## WHAT YOU ARE ASKED TO DO
Leave out the images; return the rest of the data exactly.
*** DATASET RECORDS ***
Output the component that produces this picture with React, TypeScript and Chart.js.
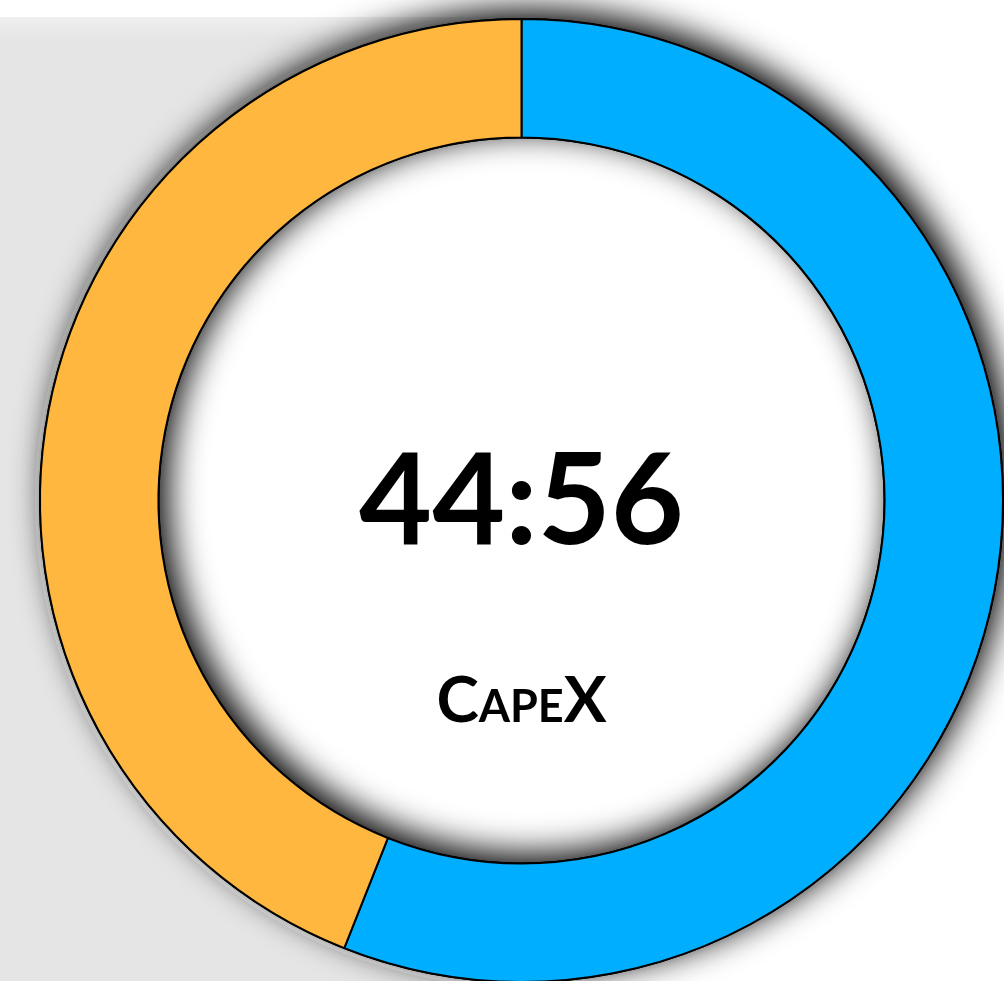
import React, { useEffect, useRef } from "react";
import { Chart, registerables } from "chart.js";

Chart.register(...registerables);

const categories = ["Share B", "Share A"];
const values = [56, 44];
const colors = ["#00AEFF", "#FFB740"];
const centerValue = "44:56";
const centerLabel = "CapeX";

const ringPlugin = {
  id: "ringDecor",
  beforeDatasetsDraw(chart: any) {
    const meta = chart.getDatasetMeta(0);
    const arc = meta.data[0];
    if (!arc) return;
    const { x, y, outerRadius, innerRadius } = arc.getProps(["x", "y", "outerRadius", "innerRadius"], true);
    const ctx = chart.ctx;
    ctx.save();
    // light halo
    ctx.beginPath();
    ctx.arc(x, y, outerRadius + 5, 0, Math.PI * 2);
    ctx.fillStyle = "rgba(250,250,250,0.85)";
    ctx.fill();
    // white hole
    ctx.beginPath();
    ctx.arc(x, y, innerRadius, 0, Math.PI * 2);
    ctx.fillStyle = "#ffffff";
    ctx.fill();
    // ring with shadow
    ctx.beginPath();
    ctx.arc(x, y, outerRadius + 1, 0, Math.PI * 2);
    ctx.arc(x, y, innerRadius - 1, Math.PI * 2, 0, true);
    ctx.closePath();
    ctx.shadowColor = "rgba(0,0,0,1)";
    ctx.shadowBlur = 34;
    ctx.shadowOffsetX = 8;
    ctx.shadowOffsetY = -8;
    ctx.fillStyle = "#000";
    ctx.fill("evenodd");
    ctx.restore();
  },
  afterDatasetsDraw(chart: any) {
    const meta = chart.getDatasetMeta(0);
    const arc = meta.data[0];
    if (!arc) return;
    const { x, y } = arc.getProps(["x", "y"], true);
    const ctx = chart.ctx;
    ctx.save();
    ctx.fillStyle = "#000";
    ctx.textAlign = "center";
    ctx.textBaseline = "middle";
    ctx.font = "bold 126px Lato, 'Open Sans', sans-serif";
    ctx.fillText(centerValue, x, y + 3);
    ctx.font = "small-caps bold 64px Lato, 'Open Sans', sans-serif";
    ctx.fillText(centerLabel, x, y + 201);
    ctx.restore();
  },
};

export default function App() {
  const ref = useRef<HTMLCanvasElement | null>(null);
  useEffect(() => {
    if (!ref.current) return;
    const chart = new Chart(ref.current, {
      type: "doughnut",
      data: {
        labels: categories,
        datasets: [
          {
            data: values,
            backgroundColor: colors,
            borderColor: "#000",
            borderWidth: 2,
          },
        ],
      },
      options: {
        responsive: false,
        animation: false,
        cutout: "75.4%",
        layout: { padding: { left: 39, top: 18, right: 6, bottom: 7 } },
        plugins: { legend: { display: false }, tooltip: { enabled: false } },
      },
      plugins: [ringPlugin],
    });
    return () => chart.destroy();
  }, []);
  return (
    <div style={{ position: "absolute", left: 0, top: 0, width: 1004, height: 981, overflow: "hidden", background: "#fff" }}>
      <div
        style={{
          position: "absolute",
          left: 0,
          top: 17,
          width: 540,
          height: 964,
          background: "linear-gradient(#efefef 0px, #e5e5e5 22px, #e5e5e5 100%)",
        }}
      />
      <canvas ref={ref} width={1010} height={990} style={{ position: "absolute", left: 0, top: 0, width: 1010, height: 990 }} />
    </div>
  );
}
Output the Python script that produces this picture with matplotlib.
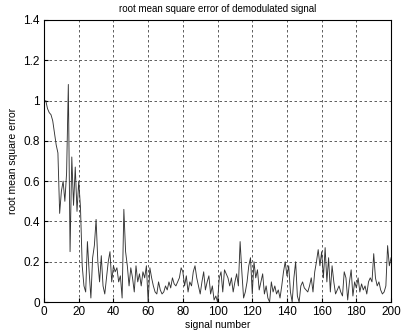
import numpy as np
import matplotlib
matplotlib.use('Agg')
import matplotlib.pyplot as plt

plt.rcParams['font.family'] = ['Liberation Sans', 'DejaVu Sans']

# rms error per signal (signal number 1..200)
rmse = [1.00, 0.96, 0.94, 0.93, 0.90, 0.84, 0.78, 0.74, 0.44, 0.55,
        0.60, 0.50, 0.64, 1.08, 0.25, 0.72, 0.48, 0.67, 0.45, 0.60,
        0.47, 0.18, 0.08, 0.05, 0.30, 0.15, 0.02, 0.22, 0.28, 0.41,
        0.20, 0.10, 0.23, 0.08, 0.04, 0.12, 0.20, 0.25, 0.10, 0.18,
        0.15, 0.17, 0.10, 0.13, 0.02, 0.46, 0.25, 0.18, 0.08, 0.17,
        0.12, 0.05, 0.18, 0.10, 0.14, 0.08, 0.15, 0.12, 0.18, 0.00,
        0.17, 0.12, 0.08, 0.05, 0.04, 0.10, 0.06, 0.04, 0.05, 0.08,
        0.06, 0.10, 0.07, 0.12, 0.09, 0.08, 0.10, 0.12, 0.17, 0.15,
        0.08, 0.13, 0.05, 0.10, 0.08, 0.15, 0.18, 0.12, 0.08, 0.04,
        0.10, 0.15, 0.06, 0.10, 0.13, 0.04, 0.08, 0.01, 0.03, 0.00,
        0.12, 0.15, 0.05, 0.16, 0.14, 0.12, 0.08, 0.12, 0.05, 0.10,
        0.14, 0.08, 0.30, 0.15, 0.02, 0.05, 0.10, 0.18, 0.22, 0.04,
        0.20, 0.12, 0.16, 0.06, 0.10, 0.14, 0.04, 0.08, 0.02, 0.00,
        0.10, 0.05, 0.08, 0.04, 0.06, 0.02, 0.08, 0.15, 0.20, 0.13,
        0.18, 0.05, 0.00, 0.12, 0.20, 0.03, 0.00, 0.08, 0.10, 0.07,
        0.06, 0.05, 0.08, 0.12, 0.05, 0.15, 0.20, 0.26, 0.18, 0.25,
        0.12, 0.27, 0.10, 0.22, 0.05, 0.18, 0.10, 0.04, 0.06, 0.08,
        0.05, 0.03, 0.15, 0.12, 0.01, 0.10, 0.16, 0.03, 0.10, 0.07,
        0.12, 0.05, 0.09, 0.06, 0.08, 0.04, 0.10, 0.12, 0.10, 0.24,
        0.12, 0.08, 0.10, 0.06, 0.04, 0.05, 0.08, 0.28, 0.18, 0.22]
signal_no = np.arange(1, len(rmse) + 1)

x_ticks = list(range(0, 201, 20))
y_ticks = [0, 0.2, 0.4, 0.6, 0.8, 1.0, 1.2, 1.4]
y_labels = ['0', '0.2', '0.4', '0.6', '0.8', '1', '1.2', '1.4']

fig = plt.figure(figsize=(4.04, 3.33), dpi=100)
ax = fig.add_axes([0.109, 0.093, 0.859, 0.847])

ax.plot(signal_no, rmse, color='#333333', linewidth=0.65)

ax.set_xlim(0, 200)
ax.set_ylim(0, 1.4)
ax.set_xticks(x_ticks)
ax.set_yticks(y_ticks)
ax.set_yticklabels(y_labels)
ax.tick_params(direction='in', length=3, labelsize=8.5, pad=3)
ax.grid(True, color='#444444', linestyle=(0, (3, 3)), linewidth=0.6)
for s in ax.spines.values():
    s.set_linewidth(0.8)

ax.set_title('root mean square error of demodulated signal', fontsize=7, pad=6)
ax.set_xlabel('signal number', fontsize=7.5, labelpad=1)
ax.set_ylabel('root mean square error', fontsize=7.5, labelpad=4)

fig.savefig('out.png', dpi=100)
***
## WRITTEN RESPONSE
Output the component that produces this picture with React, TypeScript and Chart.js.
import React, { useEffect, useRef } from "react";
import { Chart, registerables } from "chart.js";

Chart.register(...registerables);

const categories = ["Share B", "Share A"];
const values = [56, 44];
const colors = ["#00AEFF", "#FFB740"];
const centerValue = "44:56";
const centerLabel = "CapeX";

const ringPlugin = {
  id: "ringDecor",
  beforeDatasetsDraw(chart: any) {
    const meta = chart.getDatasetMeta(0);
    const arc = meta.data[0];
    if (!arc) return;
    const { x, y, outerRadius, innerRadius } = arc.getProps(["x", "y", "outerRadius", "innerRadius"], true);
    const ctx = chart.ctx;
    ctx.save();
    // light halo
    ctx.beginPath();
    ctx.arc(x, y, outerRadius + 5, 0, Math.PI * 2);
    ctx.fillStyle = "rgba(250,250,250,0.85)";
    ctx.fill();
    // white hole
    ctx.beginPath();
    ctx.arc(x, y, innerRadius, 0, Math.PI * 2);
    ctx.fillStyle = "#ffffff";
    ctx.fill();
    // ring with shadow
    ctx.beginPath();
    ctx.arc(x, y, outerRadius + 1, 0, Math.PI * 2);
    ctx.arc(x, y, innerRadius - 1, Math.PI * 2, 0, true);
    ctx.closePath();
    ctx.shadowColor = "rgba(0,0,0,1)";
    ctx.shadowBlur = 34;
    ctx.shadowOffsetX = 8;
    ctx.shadowOffsetY = -8;
    ctx.fillStyle = "#000";
    ctx.fill("evenodd");
    ctx.restore();
  },
  afterDatasetsDraw(chart: any) {
    const meta = chart.getDatasetMeta(0);
    const arc = meta.data[0];
    if (!arc) return;
    const { x, y } = arc.getProps(["x", "y"], true);
    const ctx = chart.ctx;
    ctx.save();
    ctx.fillStyle = "#000";
    ctx.textAlign = "center";
    ctx.textBaseline = "middle";
    ctx.font = "bold 126px Lato, 'Open Sans', sans-serif";
    ctx.fillText(centerValue, x, y + 3);
    ctx.font = "small-caps bold 64px Lato, 'Open Sans', sans-serif";
    ctx.fillText(centerLabel, x, y + 201);
    ctx.restore();
  },
};

export default function App() {
  const ref = useRef<HTMLCanvasElement | null>(null);
  useEffect(() => {
    if (!ref.current) return;
    const chart = new Chart(ref.current, {
      type: "doughnut",
      data: {
        labels: categories,
        datasets: [
          {
            data: values,
            backgroundColor: colors,
            borderColor: "#000",
            borderWidth: 2,
          },
        ],
      },
      options: {
        responsive: false,
        animation: false,
        cutout: "75.4%",
        layout: { padding: { left: 39, top: 18, right: 6, bottom: 7 } },
        plugins: { legend: { display: false }, tooltip: { enabled: false } },
      },
      plugins: [ringPlugin],
    });
    return () => chart.destroy();
  }, []);
  return (
    <div style={{ position: "absolute", left: 0, top: 0, width: 1004, height: 981, overflow: "hidden", background: "#fff" }}>
      <div
        style={{
          position: "absolute",
          left: 0,
          top: 17,
          width: 540,
          height: 964,
          background: "linear-gradient(#efefef 0px, #e5e5e5 22px, #e5e5e5 100%)",
        }}
      />
      <canvas ref={ref} width={1010} height={990} style={{ position: "absolute", left: 0, top: 0, width: 1010, height: 990 }} />
    </div>
  );
}
Output the Python script that produces this picture with matplotlib.
import numpy as np
import matplotlib
matplotlib.use('Agg')
import matplotlib.pyplot as plt

plt.rcParams['font.family'] = ['Liberation Sans', 'DejaVu Sans']

# rms error per signal (signal number 1..200)
rmse = [1.00, 0.96, 0.94, 0.93, 0.90, 0.84, 0.78, 0.74, 0.44, 0.55,
        0.60, 0.50, 0.64, 1.08, 0.25, 0.72, 0.48, 0.67, 0.45, 0.60,
        0.47, 0.18, 0.08, 0.05, 0.30, 0.15, 0.02, 0.22, 0.28, 0.41,
        0.20, 0.10, 0.23, 0.08, 0.04, 0.12, 0.20, 0.25, 0.10, 0.18,
        0.15, 0.17, 0.10, 0.13, 0.02, 0.46, 0.25, 0.18, 0.08, 0.17,
        0.12, 0.05, 0.18, 0.10, 0.14, 0.08, 0.15, 0.12, 0.18, 0.00,
        0.17, 0.12, 0.08, 0.05, 0.04, 0.10, 0.06, 0.04, 0.05, 0.08,
        0.06, 0.10, 0.07, 0.12, 0.09, 0.08, 0.10, 0.12, 0.17, 0.15,
        0.08, 0.13, 0.05, 0.10, 0.08, 0.15, 0.18, 0.12, 0.08, 0.04,
        0.10, 0.15, 0.06, 0.10, 0.13, 0.04, 0.08, 0.01, 0.03, 0.00,
        0.12, 0.15, 0.05, 0.16, 0.14, 0.12, 0.08, 0.12, 0.05, 0.10,
        0.14, 0.08, 0.30, 0.15, 0.02, 0.05, 0.10, 0.18, 0.22, 0.04,
        0.20, 0.12, 0.16, 0.06, 0.10, 0.14, 0.04, 0.08, 0.02, 0.00,
        0.10, 0.05, 0.08, 0.04, 0.06, 0.02, 0.08, 0.15, 0.20, 0.13,
        0.18, 0.05, 0.00, 0.12, 0.20, 0.03, 0.00, 0.08, 0.10, 0.07,
        0.06, 0.05, 0.08, 0.12, 0.05, 0.15, 0.20, 0.26, 0.18, 0.25,
        0.12, 0.27, 0.10, 0.22, 0.05, 0.18, 0.10, 0.04, 0.06, 0.08,
        0.05, 0.03, 0.15, 0.12, 0.01, 0.10, 0.16, 0.03, 0.10, 0.07,
        0.12, 0.05, 0.09, 0.06, 0.08, 0.04, 0.10, 0.12, 0.10, 0.24,
        0.12, 0.08, 0.10, 0.06, 0.04, 0.05, 0.08, 0.28, 0.18, 0.22]
signal_no = np.arange(1, len(rmse) + 1)

x_ticks = list(range(0, 201, 20))
y_ticks = [0, 0.2, 0.4, 0.6, 0.8, 1.0, 1.2, 1.4]
y_labels = ['0', '0.2', '0.4', '0.6', '0.8', '1', '1.2', '1.4']

fig = plt.figure(figsize=(4.04, 3.33), dpi=100)
ax = fig.add_axes([0.109, 0.093, 0.859, 0.847])

ax.plot(signal_no, rmse, color='#333333', linewidth=0.65)

ax.set_xlim(0, 200)
ax.set_ylim(0, 1.4)
ax.set_xticks(x_ticks)
ax.set_yticks(y_ticks)
ax.set_yticklabels(y_labels)
ax.tick_params(direction='in', length=3, labelsize=8.5, pad=3)
ax.grid(True, color='#444444', linestyle=(0, (3, 3)), linewidth=0.6)
for s in ax.spines.values():
    s.set_linewidth(0.8)

ax.set_title('root mean square error of demodulated signal', fontsize=7, pad=6)
ax.set_xlabel('signal number', fontsize=7.5, labelpad=1)
ax.set_ylabel('root mean square error', fontsize=7.5, labelpad=4)

fig.savefig('out.png', dpi=100)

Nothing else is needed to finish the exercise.